# [SOURCE DATA]
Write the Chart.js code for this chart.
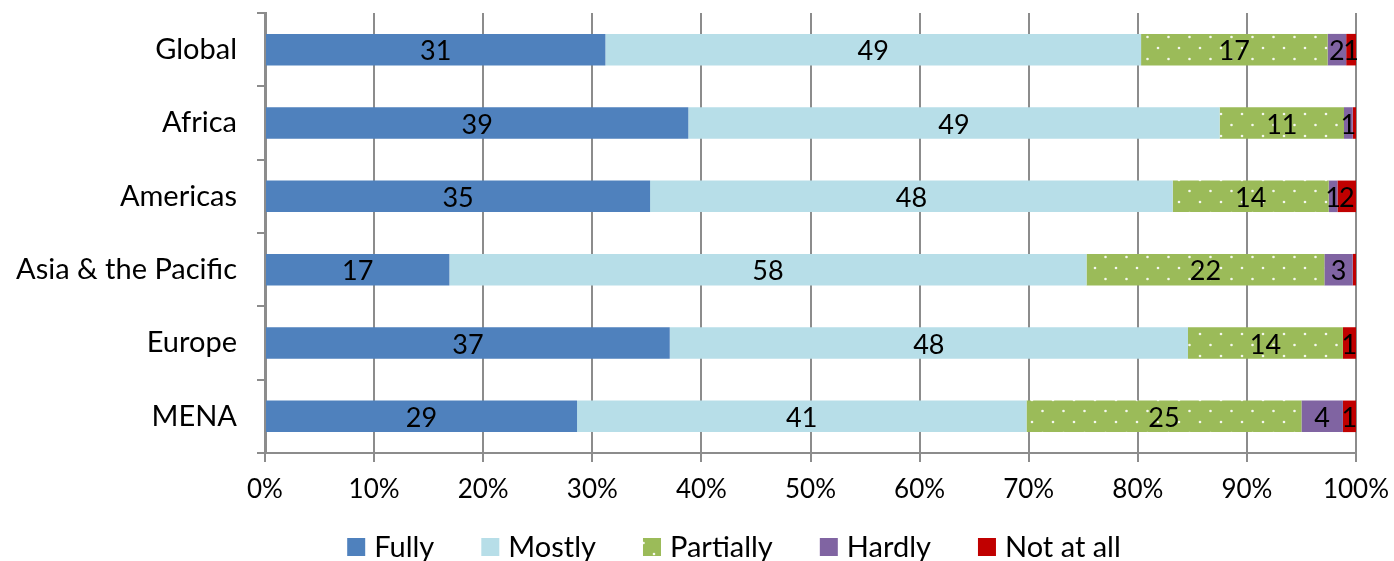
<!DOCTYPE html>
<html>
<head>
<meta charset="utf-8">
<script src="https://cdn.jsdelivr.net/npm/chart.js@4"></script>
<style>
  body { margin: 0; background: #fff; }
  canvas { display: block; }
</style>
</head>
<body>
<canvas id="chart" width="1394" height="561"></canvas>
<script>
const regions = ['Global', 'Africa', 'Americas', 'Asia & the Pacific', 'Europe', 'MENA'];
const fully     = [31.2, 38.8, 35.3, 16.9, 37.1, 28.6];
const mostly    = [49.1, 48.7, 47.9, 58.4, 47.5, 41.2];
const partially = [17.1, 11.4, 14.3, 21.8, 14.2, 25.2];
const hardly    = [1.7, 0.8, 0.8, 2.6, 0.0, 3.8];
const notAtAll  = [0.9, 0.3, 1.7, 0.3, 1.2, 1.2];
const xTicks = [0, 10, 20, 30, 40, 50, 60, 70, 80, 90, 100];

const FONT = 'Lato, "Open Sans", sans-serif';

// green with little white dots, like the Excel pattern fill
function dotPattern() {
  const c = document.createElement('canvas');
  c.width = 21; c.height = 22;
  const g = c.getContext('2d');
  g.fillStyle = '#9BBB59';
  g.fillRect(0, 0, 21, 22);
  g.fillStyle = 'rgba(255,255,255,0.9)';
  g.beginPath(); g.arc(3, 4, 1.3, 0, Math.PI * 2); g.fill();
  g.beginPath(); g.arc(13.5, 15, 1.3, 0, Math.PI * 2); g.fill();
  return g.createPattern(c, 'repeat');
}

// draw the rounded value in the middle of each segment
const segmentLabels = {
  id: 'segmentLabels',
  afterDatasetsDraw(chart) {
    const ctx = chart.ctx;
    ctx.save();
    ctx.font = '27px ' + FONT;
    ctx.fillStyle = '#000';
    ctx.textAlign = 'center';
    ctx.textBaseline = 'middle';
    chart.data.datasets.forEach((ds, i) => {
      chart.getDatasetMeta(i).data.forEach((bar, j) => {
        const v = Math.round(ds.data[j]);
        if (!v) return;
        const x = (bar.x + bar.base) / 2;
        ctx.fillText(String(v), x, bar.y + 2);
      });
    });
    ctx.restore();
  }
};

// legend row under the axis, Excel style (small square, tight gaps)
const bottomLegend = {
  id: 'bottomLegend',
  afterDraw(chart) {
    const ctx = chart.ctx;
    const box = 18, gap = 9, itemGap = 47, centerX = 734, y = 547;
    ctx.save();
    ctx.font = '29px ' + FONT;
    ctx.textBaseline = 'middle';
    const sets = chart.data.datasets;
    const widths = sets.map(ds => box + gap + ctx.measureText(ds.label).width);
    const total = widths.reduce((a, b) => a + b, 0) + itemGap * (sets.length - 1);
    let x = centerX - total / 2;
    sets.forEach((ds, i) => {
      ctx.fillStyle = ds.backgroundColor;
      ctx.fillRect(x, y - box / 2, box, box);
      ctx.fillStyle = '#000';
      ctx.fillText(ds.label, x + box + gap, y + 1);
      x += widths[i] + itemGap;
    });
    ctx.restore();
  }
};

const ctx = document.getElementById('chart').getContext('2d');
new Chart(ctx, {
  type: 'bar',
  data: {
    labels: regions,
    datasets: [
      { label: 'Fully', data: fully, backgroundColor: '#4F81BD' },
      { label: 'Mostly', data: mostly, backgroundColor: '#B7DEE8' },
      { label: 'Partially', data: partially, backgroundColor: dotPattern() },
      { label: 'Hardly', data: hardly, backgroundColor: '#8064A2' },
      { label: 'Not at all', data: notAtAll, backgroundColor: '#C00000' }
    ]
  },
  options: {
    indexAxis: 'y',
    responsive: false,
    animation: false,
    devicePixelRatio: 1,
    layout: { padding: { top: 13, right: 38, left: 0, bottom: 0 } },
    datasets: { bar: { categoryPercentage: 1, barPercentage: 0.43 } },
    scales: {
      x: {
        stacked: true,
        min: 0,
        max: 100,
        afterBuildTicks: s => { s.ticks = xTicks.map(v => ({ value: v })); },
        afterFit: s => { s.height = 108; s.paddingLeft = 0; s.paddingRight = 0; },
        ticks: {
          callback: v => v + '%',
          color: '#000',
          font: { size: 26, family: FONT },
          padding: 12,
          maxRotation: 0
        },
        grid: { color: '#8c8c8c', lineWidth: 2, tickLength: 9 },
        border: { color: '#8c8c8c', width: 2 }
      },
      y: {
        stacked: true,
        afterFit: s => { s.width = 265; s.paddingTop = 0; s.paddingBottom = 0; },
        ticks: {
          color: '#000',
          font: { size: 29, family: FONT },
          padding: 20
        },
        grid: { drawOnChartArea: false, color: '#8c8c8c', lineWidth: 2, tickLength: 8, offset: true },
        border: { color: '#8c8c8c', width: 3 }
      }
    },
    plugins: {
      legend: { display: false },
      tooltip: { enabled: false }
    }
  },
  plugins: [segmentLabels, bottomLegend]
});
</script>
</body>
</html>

# [TASK DETAILS]
Restate the data above word for word. Do not include the images.

# [ANSWER TO THE TASK]
Write the Chart.js code for this chart.
<!DOCTYPE html>
<html>
<head>
<meta charset="utf-8">
<script src="https://cdn.jsdelivr.net/npm/chart.js@4"></script>
<style>
  body { margin: 0; background: #fff; }
  canvas { display: block; }
</style>
</head>
<body>
<canvas id="chart" width="1394" height="561"></canvas>
<script>
const regions = ['Global', 'Africa', 'Americas', 'Asia & the Pacific', 'Europe', 'MENA'];
const fully     = [31.2, 38.8, 35.3, 16.9, 37.1, 28.6];
const mostly    = [49.1, 48.7, 47.9, 58.4, 47.5, 41.2];
const partially = [17.1, 11.4, 14.3, 21.8, 14.2, 25.2];
const hardly    = [1.7, 0.8, 0.8, 2.6, 0.0, 3.8];
const notAtAll  = [0.9, 0.3, 1.7, 0.3, 1.2, 1.2];
const xTicks = [0, 10, 20, 30, 40, 50, 60, 70, 80, 90, 100];

const FONT = 'Lato, "Open Sans", sans-serif';

// green with little white dots, like the Excel pattern fill
function dotPattern() {
  const c = document.createElement('canvas');
  c.width = 21; c.height = 22;
  const g = c.getContext('2d');
  g.fillStyle = '#9BBB59';
  g.fillRect(0, 0, 21, 22);
  g.fillStyle = 'rgba(255,255,255,0.9)';
  g.beginPath(); g.arc(3, 4, 1.3, 0, Math.PI * 2); g.fill();
  g.beginPath(); g.arc(13.5, 15, 1.3, 0, Math.PI * 2); g.fill();
  return g.createPattern(c, 'repeat');
}

// draw the rounded value in the middle of each segment
const segmentLabels = {
  id: 'segmentLabels',
  afterDatasetsDraw(chart) {
    const ctx = chart.ctx;
    ctx.save();
    ctx.font = '27px ' + FONT;
    ctx.fillStyle = '#000';
    ctx.textAlign = 'center';
    ctx.textBaseline = 'middle';
    chart.data.datasets.forEach((ds, i) => {
      chart.getDatasetMeta(i).data.forEach((bar, j) => {
        const v = Math.round(ds.data[j]);
        if (!v) return;
        const x = (bar.x + bar.base) / 2;
        ctx.fillText(String(v), x, bar.y + 2);
      });
    });
    ctx.restore();
  }
};

// legend row under the axis, Excel style (small square, tight gaps)
const bottomLegend = {
  id: 'bottomLegend',
  afterDraw(chart) {
    const ctx = chart.ctx;
    const box = 18, gap = 9, itemGap = 47, centerX = 734, y = 547;
    ctx.save();
    ctx.font = '29px ' + FONT;
    ctx.textBaseline = 'middle';
    const sets = chart.data.datasets;
    const widths = sets.map(ds => box + gap + ctx.measureText(ds.label).width);
    const total = widths.reduce((a, b) => a + b, 0) + itemGap * (sets.length - 1);
    let x = centerX - total / 2;
    sets.forEach((ds, i) => {
      ctx.fillStyle = ds.backgroundColor;
      ctx.fillRect(x, y - box / 2, box, box);
      ctx.fillStyle = '#000';
      ctx.fillText(ds.label, x + box + gap, y + 1);
      x += widths[i] + itemGap;
    });
    ctx.restore();
  }
};

const ctx = document.getElementById('chart').getContext('2d');
new Chart(ctx, {
  type: 'bar',
  data: {
    labels: regions,
    datasets: [
      { label: 'Fully', data: fully, backgroundColor: '#4F81BD' },
      { label: 'Mostly', data: mostly, backgroundColor: '#B7DEE8' },
      { label: 'Partially', data: partially, backgroundColor: dotPattern() },
      { label: 'Hardly', data: hardly, backgroundColor: '#8064A2' },
      { label: 'Not at all', data: notAtAll, backgroundColor: '#C00000' }
    ]
  },
  options: {
    indexAxis: 'y',
    responsive: false,
    animation: false,
    devicePixelRatio: 1,
    layout: { padding: { top: 13, right: 38, left: 0, bottom: 0 } },
    datasets: { bar: { categoryPercentage: 1, barPercentage: 0.43 } },
    scales: {
      x: {
        stacked: true,
        min: 0,
        max: 100,
        afterBuildTicks: s => { s.ticks = xTicks.map(v => ({ value: v })); },
        afterFit: s => { s.height = 108; s.paddingLeft = 0; s.paddingRight = 0; },
        ticks: {
          callback: v => v + '%',
          color: '#000',
          font: { size: 26, family: FONT },
          padding: 12,
          maxRotation: 0
        },
        grid: { color: '#8c8c8c', lineWidth: 2, tickLength: 9 },
        border: { color: '#8c8c8c', width: 2 }
      },
      y: {
        stacked: true,
        afterFit: s => { s.width = 265; s.paddingTop = 0; s.paddingBottom = 0; },
        ticks: {
          color: '#000',
          font: { size: 29, family: FONT },
          padding: 20
        },
        grid: { drawOnChartArea: false, color: '#8c8c8c', lineWidth: 2, tickLength: 8, offset: true },
        border: { color: '#8c8c8c', width: 3 }
      }
    },
    plugins: {
      legend: { display: false },
      tooltip: { enabled: false }
    }
  },
  plugins: [segmentLabels, bottomLegend]
});
</script>
</body>
</html>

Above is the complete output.